▶ _What to work on_:
Start with the line that contains "Reproduce this chart with Plotly." and end with the line that contains "sucrose, maltose, lactose]"; retype those lines and the ones between them exactly, without any pictures.

▶ _Provided data_:
>> START
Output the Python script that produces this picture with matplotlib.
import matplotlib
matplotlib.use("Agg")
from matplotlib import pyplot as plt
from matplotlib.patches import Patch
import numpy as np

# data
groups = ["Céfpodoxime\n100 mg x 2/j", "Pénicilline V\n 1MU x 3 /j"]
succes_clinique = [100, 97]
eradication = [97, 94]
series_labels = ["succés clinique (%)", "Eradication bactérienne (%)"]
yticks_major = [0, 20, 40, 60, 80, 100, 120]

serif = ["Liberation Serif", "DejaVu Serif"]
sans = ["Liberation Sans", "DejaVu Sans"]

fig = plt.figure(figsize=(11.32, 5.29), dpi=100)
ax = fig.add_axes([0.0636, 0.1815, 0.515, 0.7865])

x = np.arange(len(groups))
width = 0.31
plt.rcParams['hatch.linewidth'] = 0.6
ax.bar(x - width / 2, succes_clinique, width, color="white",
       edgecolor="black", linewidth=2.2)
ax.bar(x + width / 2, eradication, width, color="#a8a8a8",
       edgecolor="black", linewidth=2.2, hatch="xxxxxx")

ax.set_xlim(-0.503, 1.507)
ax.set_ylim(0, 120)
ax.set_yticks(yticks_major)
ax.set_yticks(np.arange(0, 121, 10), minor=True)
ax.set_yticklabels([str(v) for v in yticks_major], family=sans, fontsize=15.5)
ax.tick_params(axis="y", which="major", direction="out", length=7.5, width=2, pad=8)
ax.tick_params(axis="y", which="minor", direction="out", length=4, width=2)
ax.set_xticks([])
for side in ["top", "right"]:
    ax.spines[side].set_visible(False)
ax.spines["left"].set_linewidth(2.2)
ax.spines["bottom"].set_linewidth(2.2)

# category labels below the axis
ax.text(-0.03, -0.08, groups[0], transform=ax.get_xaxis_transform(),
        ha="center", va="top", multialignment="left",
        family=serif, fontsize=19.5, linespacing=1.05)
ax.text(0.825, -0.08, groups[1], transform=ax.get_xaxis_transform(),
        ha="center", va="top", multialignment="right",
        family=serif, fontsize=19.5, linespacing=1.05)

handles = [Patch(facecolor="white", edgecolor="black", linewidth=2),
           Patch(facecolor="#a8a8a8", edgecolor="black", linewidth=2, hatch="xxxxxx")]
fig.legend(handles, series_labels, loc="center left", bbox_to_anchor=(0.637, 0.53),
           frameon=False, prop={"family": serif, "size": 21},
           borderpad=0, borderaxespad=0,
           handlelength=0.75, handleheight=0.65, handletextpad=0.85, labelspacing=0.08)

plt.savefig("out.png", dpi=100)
>> END
>> START
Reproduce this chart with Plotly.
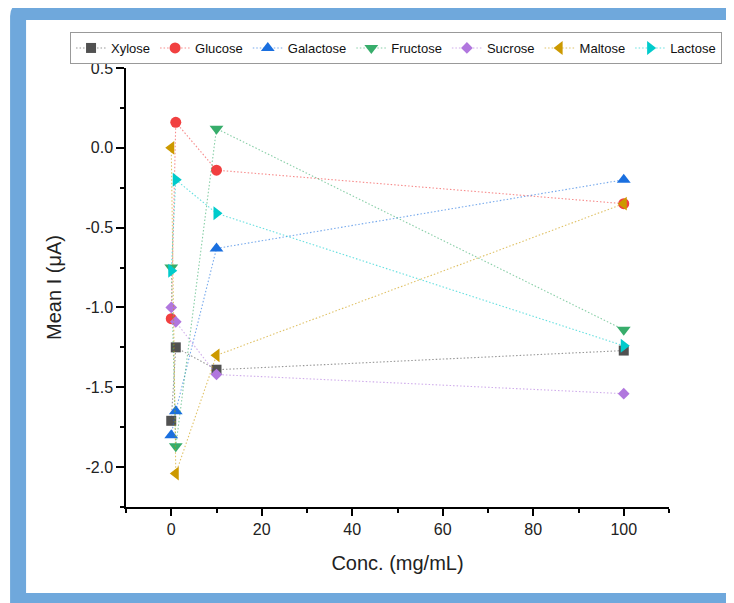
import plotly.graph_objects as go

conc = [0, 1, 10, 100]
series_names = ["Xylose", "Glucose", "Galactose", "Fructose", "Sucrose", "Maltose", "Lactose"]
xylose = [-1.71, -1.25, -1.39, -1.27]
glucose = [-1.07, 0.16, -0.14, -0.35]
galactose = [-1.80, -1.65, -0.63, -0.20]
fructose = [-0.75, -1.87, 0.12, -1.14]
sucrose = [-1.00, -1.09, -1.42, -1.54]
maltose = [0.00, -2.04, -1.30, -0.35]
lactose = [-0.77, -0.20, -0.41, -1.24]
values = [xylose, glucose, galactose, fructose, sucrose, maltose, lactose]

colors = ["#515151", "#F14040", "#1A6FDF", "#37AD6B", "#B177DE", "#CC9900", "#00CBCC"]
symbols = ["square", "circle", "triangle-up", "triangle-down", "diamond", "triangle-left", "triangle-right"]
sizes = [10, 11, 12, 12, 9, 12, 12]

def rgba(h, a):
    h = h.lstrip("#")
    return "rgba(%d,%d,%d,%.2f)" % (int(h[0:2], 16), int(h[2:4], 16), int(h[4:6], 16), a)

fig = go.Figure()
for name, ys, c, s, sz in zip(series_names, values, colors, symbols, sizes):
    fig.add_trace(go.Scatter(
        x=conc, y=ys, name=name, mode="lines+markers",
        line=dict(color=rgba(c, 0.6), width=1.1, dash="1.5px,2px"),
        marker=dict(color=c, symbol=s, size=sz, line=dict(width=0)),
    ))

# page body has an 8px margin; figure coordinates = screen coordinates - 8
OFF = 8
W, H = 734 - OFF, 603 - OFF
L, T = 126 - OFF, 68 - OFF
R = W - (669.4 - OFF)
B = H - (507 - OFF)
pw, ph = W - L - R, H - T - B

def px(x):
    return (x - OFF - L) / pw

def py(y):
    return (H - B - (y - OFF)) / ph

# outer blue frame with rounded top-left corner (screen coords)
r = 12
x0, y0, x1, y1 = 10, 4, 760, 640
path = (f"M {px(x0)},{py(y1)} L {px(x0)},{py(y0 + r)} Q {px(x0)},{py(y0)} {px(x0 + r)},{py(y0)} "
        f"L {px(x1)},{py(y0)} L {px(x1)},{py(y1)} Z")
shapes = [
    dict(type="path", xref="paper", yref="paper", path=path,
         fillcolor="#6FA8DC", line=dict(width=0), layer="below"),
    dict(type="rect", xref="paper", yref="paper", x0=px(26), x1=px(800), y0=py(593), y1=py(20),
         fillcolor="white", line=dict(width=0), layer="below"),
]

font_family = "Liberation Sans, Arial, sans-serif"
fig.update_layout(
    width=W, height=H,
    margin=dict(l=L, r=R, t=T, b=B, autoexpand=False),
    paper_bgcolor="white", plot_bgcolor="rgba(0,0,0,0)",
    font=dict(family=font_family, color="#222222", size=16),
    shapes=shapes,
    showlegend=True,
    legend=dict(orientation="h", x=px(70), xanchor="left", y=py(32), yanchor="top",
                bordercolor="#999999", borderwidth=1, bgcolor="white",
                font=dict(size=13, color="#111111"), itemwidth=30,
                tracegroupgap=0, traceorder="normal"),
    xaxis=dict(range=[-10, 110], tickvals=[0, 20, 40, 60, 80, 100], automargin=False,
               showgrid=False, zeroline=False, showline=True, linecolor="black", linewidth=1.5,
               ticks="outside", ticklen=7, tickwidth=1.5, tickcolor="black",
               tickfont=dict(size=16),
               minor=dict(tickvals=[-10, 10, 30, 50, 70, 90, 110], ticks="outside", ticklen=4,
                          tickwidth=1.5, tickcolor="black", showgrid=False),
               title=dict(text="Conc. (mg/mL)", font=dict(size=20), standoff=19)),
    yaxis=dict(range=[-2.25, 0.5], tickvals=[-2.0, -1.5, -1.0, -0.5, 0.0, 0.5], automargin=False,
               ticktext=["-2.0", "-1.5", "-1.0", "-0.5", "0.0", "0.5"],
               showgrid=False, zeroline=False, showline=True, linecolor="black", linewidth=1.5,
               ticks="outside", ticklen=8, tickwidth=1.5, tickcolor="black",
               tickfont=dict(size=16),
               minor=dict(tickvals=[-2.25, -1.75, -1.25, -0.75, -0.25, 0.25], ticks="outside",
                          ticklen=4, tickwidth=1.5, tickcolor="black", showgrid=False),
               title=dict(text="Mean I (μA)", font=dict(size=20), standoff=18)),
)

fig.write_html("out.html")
>> END
>> START
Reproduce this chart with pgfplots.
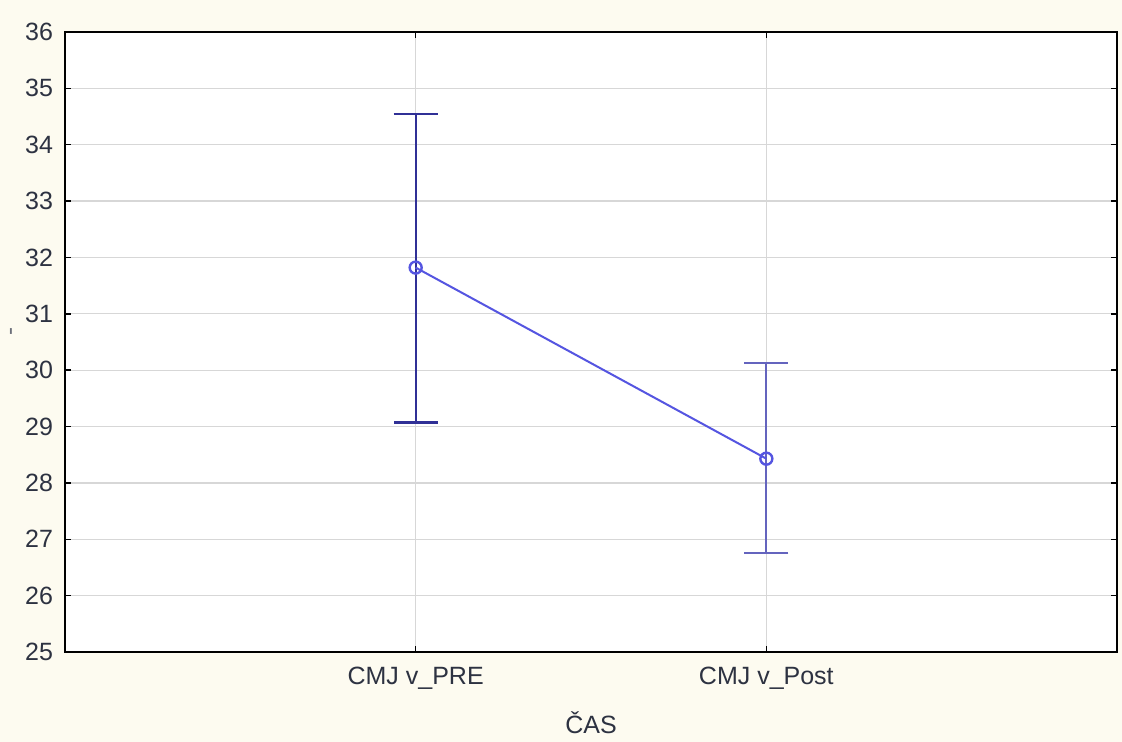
>> END
▶ _Final answer_:
Reproduce this chart with Plotly.
import plotly.graph_objects as go

conc = [0, 1, 10, 100]
series_names = ["Xylose", "Glucose", "Galactose", "Fructose", "Sucrose", "Maltose", "Lactose"]
xylose = [-1.71, -1.25, -1.39, -1.27]
glucose = [-1.07, 0.16, -0.14, -0.35]
galactose = [-1.80, -1.65, -0.63, -0.20]
fructose = [-0.75, -1.87, 0.12, -1.14]
sucrose = [-1.00, -1.09, -1.42, -1.54]
maltose = [0.00, -2.04, -1.30, -0.35]
lactose = [-0.77, -0.20, -0.41, -1.24]
values = [xylose, glucose, galactose, fructose, sucrose, maltose, lactose]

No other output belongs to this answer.